▶ _DATA LINES_:
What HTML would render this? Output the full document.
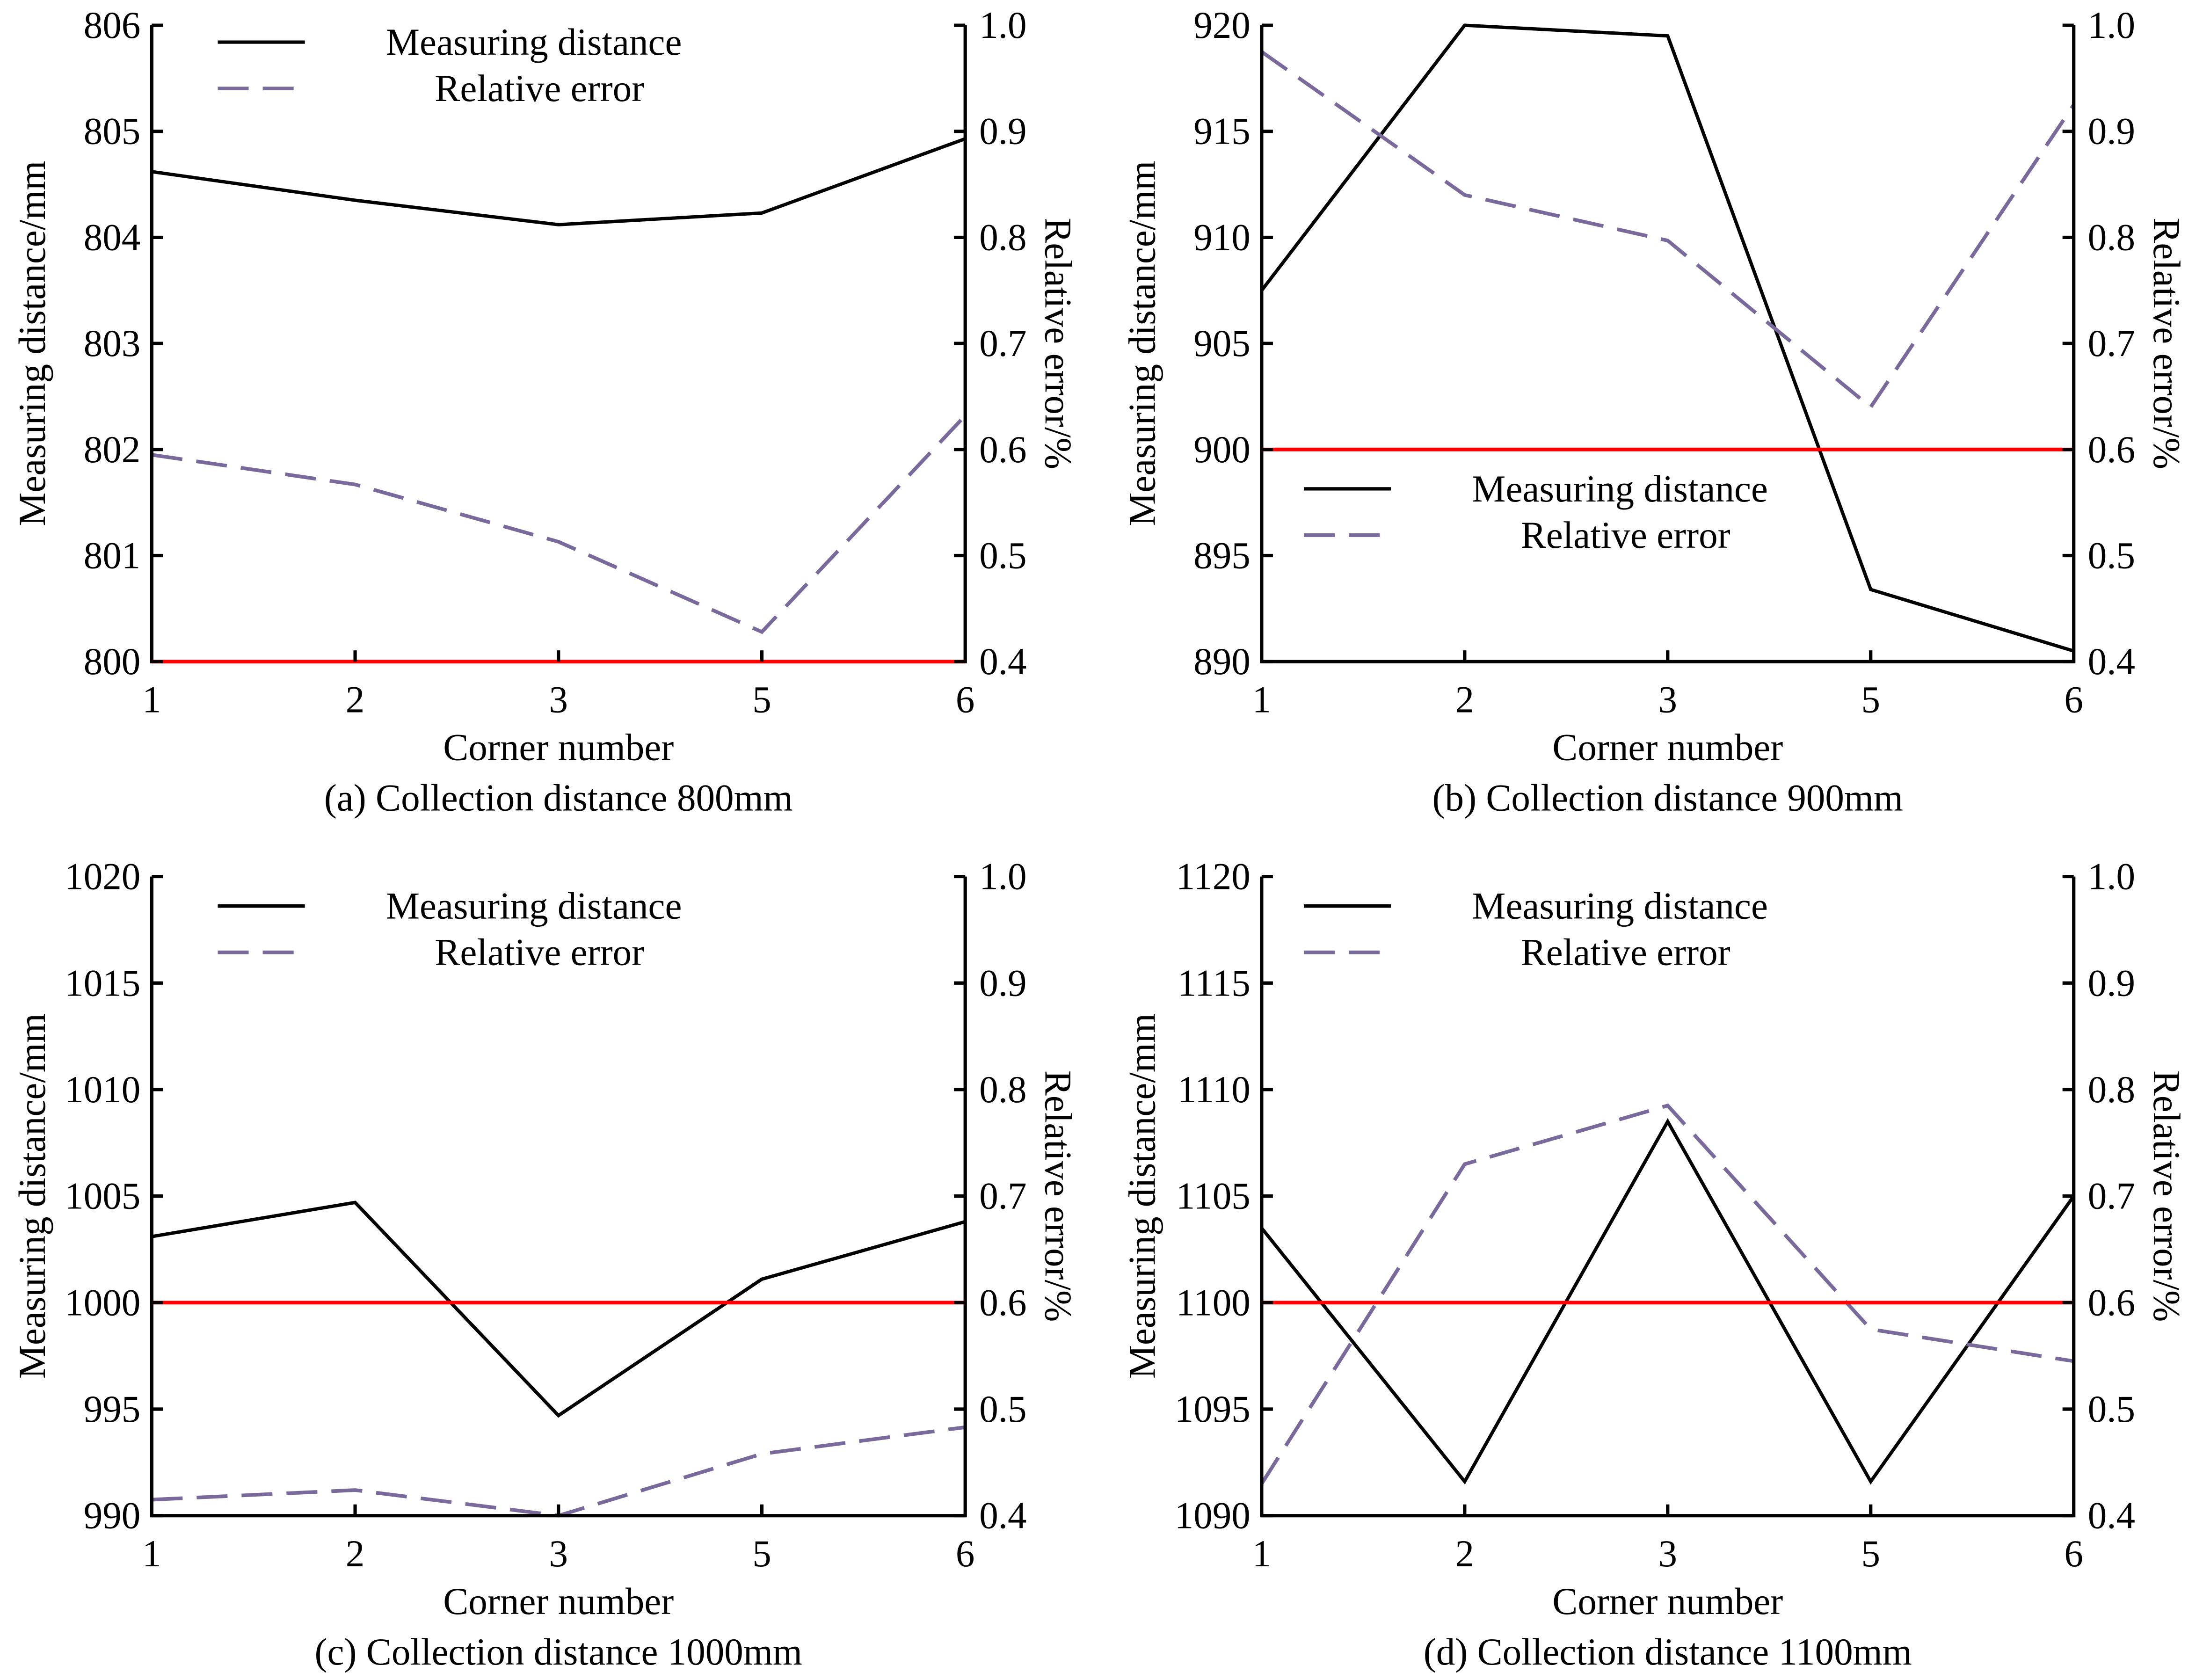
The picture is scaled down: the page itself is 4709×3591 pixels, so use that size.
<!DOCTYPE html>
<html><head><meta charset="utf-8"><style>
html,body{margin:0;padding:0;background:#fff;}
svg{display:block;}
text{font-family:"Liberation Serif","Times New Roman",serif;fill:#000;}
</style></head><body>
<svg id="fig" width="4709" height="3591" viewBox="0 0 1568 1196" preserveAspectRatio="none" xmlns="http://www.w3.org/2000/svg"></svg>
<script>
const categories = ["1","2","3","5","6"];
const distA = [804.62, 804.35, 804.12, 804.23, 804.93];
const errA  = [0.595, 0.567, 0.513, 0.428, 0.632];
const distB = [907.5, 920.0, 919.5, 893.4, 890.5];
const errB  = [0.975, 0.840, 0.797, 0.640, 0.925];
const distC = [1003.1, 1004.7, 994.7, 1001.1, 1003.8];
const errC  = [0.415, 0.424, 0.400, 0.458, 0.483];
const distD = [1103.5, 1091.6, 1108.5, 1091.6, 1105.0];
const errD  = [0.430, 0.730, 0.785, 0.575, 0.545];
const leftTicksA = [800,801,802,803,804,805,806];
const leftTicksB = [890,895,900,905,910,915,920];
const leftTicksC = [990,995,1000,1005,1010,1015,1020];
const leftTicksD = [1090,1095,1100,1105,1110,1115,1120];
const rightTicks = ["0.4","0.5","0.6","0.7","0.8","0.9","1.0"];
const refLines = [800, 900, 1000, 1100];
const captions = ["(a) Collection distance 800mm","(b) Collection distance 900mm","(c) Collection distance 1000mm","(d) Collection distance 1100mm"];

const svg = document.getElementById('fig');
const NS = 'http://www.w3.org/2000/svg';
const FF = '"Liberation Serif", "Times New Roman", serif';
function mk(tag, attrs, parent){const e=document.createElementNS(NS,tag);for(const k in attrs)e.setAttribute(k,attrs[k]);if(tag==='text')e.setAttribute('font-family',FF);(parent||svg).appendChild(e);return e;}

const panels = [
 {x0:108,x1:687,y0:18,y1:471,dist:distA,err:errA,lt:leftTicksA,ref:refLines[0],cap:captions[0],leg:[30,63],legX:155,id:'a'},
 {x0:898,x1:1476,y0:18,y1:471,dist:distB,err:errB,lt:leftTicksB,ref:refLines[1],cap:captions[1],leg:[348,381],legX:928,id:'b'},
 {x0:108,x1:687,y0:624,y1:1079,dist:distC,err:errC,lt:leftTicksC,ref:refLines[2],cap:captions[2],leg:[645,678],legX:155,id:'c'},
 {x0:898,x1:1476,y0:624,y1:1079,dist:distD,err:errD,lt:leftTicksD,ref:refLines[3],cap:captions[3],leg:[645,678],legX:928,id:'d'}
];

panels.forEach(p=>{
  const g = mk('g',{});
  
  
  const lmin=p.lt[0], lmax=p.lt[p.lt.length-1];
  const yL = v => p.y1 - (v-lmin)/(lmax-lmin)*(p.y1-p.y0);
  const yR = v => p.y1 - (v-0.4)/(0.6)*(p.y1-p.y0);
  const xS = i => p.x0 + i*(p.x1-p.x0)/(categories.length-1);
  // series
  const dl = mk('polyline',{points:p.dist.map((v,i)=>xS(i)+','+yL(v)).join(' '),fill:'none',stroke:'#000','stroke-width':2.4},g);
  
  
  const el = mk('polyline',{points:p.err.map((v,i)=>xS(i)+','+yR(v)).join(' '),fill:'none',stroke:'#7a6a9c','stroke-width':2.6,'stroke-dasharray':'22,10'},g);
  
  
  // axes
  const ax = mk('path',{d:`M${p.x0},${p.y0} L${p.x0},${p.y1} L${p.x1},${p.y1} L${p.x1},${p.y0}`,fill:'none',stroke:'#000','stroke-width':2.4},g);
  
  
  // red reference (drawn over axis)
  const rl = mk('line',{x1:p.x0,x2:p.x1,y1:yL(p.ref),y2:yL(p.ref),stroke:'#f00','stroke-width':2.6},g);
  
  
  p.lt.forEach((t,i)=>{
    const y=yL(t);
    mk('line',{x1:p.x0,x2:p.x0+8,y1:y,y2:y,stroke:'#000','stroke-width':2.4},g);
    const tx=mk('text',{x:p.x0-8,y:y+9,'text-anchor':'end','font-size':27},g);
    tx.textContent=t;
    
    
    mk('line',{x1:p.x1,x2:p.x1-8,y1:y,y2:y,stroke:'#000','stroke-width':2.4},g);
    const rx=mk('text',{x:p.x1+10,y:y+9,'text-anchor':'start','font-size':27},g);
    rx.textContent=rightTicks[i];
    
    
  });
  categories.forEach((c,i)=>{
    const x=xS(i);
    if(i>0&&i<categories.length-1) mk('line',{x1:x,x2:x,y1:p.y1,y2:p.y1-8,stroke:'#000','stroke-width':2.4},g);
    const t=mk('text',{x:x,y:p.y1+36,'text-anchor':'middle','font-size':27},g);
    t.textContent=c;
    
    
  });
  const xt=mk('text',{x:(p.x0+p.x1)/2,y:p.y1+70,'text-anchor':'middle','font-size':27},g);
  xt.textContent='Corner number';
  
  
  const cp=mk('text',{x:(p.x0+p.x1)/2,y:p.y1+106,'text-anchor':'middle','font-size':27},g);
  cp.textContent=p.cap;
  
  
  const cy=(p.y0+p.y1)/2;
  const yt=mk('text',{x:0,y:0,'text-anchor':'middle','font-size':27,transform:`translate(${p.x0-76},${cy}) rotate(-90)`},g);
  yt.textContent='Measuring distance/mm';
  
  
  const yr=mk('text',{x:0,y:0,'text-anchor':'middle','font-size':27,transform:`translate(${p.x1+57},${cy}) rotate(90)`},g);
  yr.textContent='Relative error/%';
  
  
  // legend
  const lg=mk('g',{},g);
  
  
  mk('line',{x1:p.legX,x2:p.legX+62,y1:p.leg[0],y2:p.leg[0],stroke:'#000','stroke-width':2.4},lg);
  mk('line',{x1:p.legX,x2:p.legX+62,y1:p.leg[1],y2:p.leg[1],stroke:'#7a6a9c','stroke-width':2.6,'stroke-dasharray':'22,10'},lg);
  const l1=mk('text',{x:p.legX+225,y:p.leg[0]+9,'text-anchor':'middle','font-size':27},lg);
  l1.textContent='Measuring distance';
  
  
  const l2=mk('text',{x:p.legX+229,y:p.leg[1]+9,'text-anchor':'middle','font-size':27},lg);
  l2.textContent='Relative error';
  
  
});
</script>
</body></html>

▶ _WRITTEN EXERCISE_: Retype the whole listing, keeping every line identical and omitting all pictures.

▶ _FULL RESPONSE_:
What HTML would render this? Output the full document.
The picture is scaled down: the page itself is 4709×3591 pixels, so use that size.
<!DOCTYPE html>
<html><head><meta charset="utf-8"><style>
html,body{margin:0;padding:0;background:#fff;}
svg{display:block;}
text{font-family:"Liberation Serif","Times New Roman",serif;fill:#000;}
</style></head><body>
<svg id="fig" width="4709" height="3591" viewBox="0 0 1568 1196" preserveAspectRatio="none" xmlns="http://www.w3.org/2000/svg"></svg>
<script>
const categories = ["1","2","3","5","6"];
const distA = [804.62, 804.35, 804.12, 804.23, 804.93];
const errA  = [0.595, 0.567, 0.513, 0.428, 0.632];
const distB = [907.5, 920.0, 919.5, 893.4, 890.5];
const errB  = [0.975, 0.840, 0.797, 0.640, 0.925];
const distC = [1003.1, 1004.7, 994.7, 1001.1, 1003.8];
const errC  = [0.415, 0.424, 0.400, 0.458, 0.483];
const distD = [1103.5, 1091.6, 1108.5, 1091.6, 1105.0];
const errD  = [0.430, 0.730, 0.785, 0.575, 0.545];
const leftTicksA = [800,801,802,803,804,805,806];
const leftTicksB = [890,895,900,905,910,915,920];
const leftTicksC = [990,995,1000,1005,1010,1015,1020];
const leftTicksD = [1090,1095,1100,1105,1110,1115,1120];
const rightTicks = ["0.4","0.5","0.6","0.7","0.8","0.9","1.0"];
const refLines = [800, 900, 1000, 1100];
const captions = ["(a) Collection distance 800mm","(b) Collection distance 900mm","(c) Collection distance 1000mm","(d) Collection distance 1100mm"];

const svg = document.getElementById('fig');
const NS = 'http://www.w3.org/2000/svg';
const FF = '"Liberation Serif", "Times New Roman", serif';
function mk(tag, attrs, parent){const e=document.createElementNS(NS,tag);for(const k in attrs)e.setAttribute(k,attrs[k]);if(tag==='text')e.setAttribute('font-family',FF);(parent||svg).appendChild(e);return e;}

const panels = [
 {x0:108,x1:687,y0:18,y1:471,dist:distA,err:errA,lt:leftTicksA,ref:refLines[0],cap:captions[0],leg:[30,63],legX:155,id:'a'},
 {x0:898,x1:1476,y0:18,y1:471,dist:distB,err:errB,lt:leftTicksB,ref:refLines[1],cap:captions[1],leg:[348,381],legX:928,id:'b'},
 {x0:108,x1:687,y0:624,y1:1079,dist:distC,err:errC,lt:leftTicksC,ref:refLines[2],cap:captions[2],leg:[645,678],legX:155,id:'c'},
 {x0:898,x1:1476,y0:624,y1:1079,dist:distD,err:errD,lt:leftTicksD,ref:refLines[3],cap:captions[3],leg:[645,678],legX:928,id:'d'}
];

panels.forEach(p=>{
  const g = mk('g',{});
  
  
  const lmin=p.lt[0], lmax=p.lt[p.lt.length-1];
  const yL = v => p.y1 - (v-lmin)/(lmax-lmin)*(p.y1-p.y0);
  const yR = v => p.y1 - (v-0.4)/(0.6)*(p.y1-p.y0);
  const xS = i => p.x0 + i*(p.x1-p.x0)/(categories.length-1);
  // series
  const dl = mk('polyline',{points:p.dist.map((v,i)=>xS(i)+','+yL(v)).join(' '),fill:'none',stroke:'#000','stroke-width':2.4},g);
  
  
  const el = mk('polyline',{points:p.err.map((v,i)=>xS(i)+','+yR(v)).join(' '),fill:'none',stroke:'#7a6a9c','stroke-width':2.6,'stroke-dasharray':'22,10'},g);
  
  
  // axes
  const ax = mk('path',{d:`M${p.x0},${p.y0} L${p.x0},${p.y1} L${p.x1},${p.y1} L${p.x1},${p.y0}`,fill:'none',stroke:'#000','stroke-width':2.4},g);
  
  
  // red reference (drawn over axis)
  const rl = mk('line',{x1:p.x0,x2:p.x1,y1:yL(p.ref),y2:yL(p.ref),stroke:'#f00','stroke-width':2.6},g);
  
  
  p.lt.forEach((t,i)=>{
    const y=yL(t);
    mk('line',{x1:p.x0,x2:p.x0+8,y1:y,y2:y,stroke:'#000','stroke-width':2.4},g);
    const tx=mk('text',{x:p.x0-8,y:y+9,'text-anchor':'end','font-size':27},g);
    tx.textContent=t;
    
    
    mk('line',{x1:p.x1,x2:p.x1-8,y1:y,y2:y,stroke:'#000','stroke-width':2.4},g);
    const rx=mk('text',{x:p.x1+10,y:y+9,'text-anchor':'start','font-size':27},g);
    rx.textContent=rightTicks[i];
    
    
  });
  categories.forEach((c,i)=>{
    const x=xS(i);
    if(i>0&&i<categories.length-1) mk('line',{x1:x,x2:x,y1:p.y1,y2:p.y1-8,stroke:'#000','stroke-width':2.4},g);
    const t=mk('text',{x:x,y:p.y1+36,'text-anchor':'middle','font-size':27},g);
    t.textContent=c;
    
    
  });
  const xt=mk('text',{x:(p.x0+p.x1)/2,y:p.y1+70,'text-anchor':'middle','font-size':27},g);
  xt.textContent='Corner number';
  
  
  const cp=mk('text',{x:(p.x0+p.x1)/2,y:p.y1+106,'text-anchor':'middle','font-size':27},g);
  cp.textContent=p.cap;
  
  
  const cy=(p.y0+p.y1)/2;
  const yt=mk('text',{x:0,y:0,'text-anchor':'middle','font-size':27,transform:`translate(${p.x0-76},${cy}) rotate(-90)`},g);
  yt.textContent='Measuring distance/mm';
  
  
  const yr=mk('text',{x:0,y:0,'text-anchor':'middle','font-size':27,transform:`translate(${p.x1+57},${cy}) rotate(90)`},g);
  yr.textContent='Relative error/%';
  
  
  // legend
  const lg=mk('g',{},g);
  
  
  mk('line',{x1:p.legX,x2:p.legX+62,y1:p.leg[0],y2:p.leg[0],stroke:'#000','stroke-width':2.4},lg);
  mk('line',{x1:p.legX,x2:p.legX+62,y1:p.leg[1],y2:p.leg[1],stroke:'#7a6a9c','stroke-width':2.6,'stroke-dasharray':'22,10'},lg);
  const l1=mk('text',{x:p.legX+225,y:p.leg[0]+9,'text-anchor':'middle','font-size':27},lg);
  l1.textContent='Measuring distance';
  
  
  const l2=mk('text',{x:p.legX+229,y:p.leg[1]+9,'text-anchor':'middle','font-size':27},lg);
  l2.textContent='Relative error';
  
  
});
</script>
</body></html>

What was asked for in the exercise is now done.